A common cause of an unwarranted "Low Oil Pressure" warning light is a defective sending unit. Often that is accompanied by oil leaking from it. That is a sure clue to replace that sensor. When there is no leakage from it, your mechanic will replace it temporarily with a mechanical gauge to determine if the pressure really is low. If the pressure only drops at higher engine speeds, it is possible the bearings are worn and the oil pump cannot keep up with the internal leakage, but it is more likely there is debris in the oil pan that is blocking the pickup screen. At lower speeds, less oil volume needs to be pumped, and if enough oil can make it through that debris, the pump may be able to maintain enough pressure for the warning light to stay off.

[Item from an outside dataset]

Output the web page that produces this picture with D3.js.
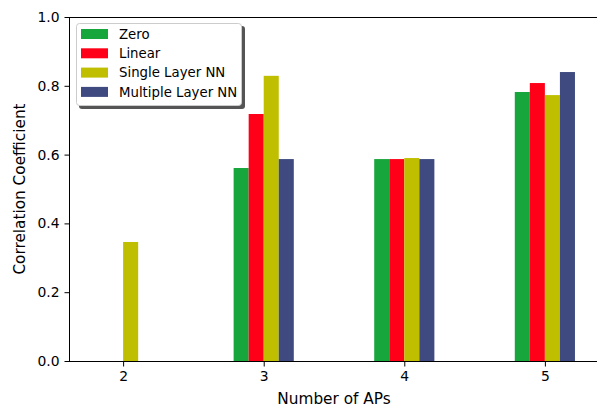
<!DOCTYPE html>
<html><head><meta charset="utf-8">
<script src="https://cdn.jsdelivr.net/npm/d3@7"></script>
<style>body{margin:0;background:#fff}svg{display:block}text{font-family:"DejaVu Sans",sans-serif;fill:#000}</style>
</head><body>
<script>
const categories = [2, 3, 4, 5];
const seriesNames = ["Zero", "Linear", "Single Layer NN", "Multiple Layer NN"];
const seriesColors = ["#16a63b", "#ff0018", "#bfbf00", "#3e4a80"];
const zeroVals = [0, 0.561, 0.587, 0.782];
const linearVals = [0, 0.718, 0.587, 0.808];
const singleVals = [0.346, 0.829, 0.590, 0.773];
const multiVals = [0, 0.587, 0.587, 0.840];
const yTicks = [0, 0.2, 0.4, 0.6, 0.8, 1.0];
const seriesValues = [zeroVals, linearVals, singleVals, multiVals];
const barOffsets = [-2, -1, 0, 1];
const barW = 0.107;

const W = 597, H = 408;
const svg = d3.select("body").append("svg").attr("width", W).attr("height", H);
const L = 69, R = 599, T = 17, B = 361;
const x = d3.scaleLinear().domain([1.615, 5.385]).range([L, R]);
const y = d3.scaleLinear().domain([0, 1]).range([B, T]);

// bars
seriesValues.forEach((vals, si) => {
  svg.append("g").selectAll("rect").data(categories.map((c, i) => ({c, v: vals[i]})))
    .enter().append("rect")
    .attr("x", d => x(d.c + barOffsets[si] * barW))
    .attr("width", d => x(d.c + barW) - x(d.c))
    .attr("y", d => y(d.v))
    .attr("height", d => y(0) - y(d.v))
    .attr("fill", seriesColors[si]);
});

// axes
const tickFs = "13.9px", labelFs = "15.3px", legendFs = "13.3px";
const yAxis = d3.axisLeft(y).tickValues(yTicks).tickFormat(d3.format(".1f")).tickSize(5).tickPadding(5);
const gy = svg.append("g").attr("transform", `translate(${L + 0.5},0)`).call(yAxis);
const xAxis = d3.axisBottom(x).tickValues(categories).tickFormat(d3.format("d")).tickSize(5).tickPadding(5);
const gx = svg.append("g").attr("transform", `translate(0,${B + 0.5})`).call(xAxis);
[gx, gy].forEach(g => {
  g.select(".domain").remove();
  g.selectAll("text").style("font-size", tickFs).style("font-family", "DejaVu Sans").attr("fill", "#000");
  g.selectAll("line").attr("stroke", "#000");
});
// spines
svg.append("rect").attr("x", L + 0.5).attr("y", T + 0.5).attr("width", R - L).attr("height", B - T)
  .attr("fill", "none").attr("stroke", "#000").attr("stroke-width", 1);

// labels
svg.append("text").attr("x", (L + R) / 2).attr("y", 404).attr("text-anchor", "middle")
  .style("font-size", labelFs).text("Number of APs");
svg.append("text").attr("transform", `translate(25,${(T + B) / 2}) rotate(-90)`).attr("text-anchor", "middle")
  .style("font-size", labelFs).text("Correlation Coefficient");

// legend
const lg = svg.append("g");
lg.append("rect").attr("x", 79).attr("y", 26).attr("width", 166).attr("height", 83).attr("rx", 3)
  .attr("fill", "#555");
lg.append("rect").attr("x", 76.5).attr("y", 23.5).attr("width", 165).attr("height", 82).attr("rx", 3)
  .attr("fill", "#fff").attr("stroke", "#ccc");
seriesNames.forEach((n, i) => {
  const cy = 34 + i * 19.3;
  lg.append("rect").attr("x", 81).attr("y", cy - 5).attr("width", 27).attr("height", 10).attr("fill", seriesColors[i]);
  lg.append("text").attr("x", 119).attr("y", cy + 4.7).style("font-size", legendFs).text(n);
});
</script>
</body></html>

Also, consider that oil gets pumped up to the top of the engine, then has to run down through drain back holes. It runs down at the same rate, regardless of how fast the engine is running. If the engine is full of sludge, those holes can become blocked and impede the draining of the oil. Too much gets hung up on top at higher speeds, and that can result in low oil level in the pan and by the pickup screen. If the pump sucks up air, that can be compressed and prevent pressure from being maintained.
Of course low oil level can also cause low pressure if air gets sucked into the pump. At low engine speeds what little oil is in the engine might drain back to the pan fast enough to keep the pump happy. At higher speeds, oil is pumped to the top of the engine at a faster rate, leaving the pump starved and drawing in air.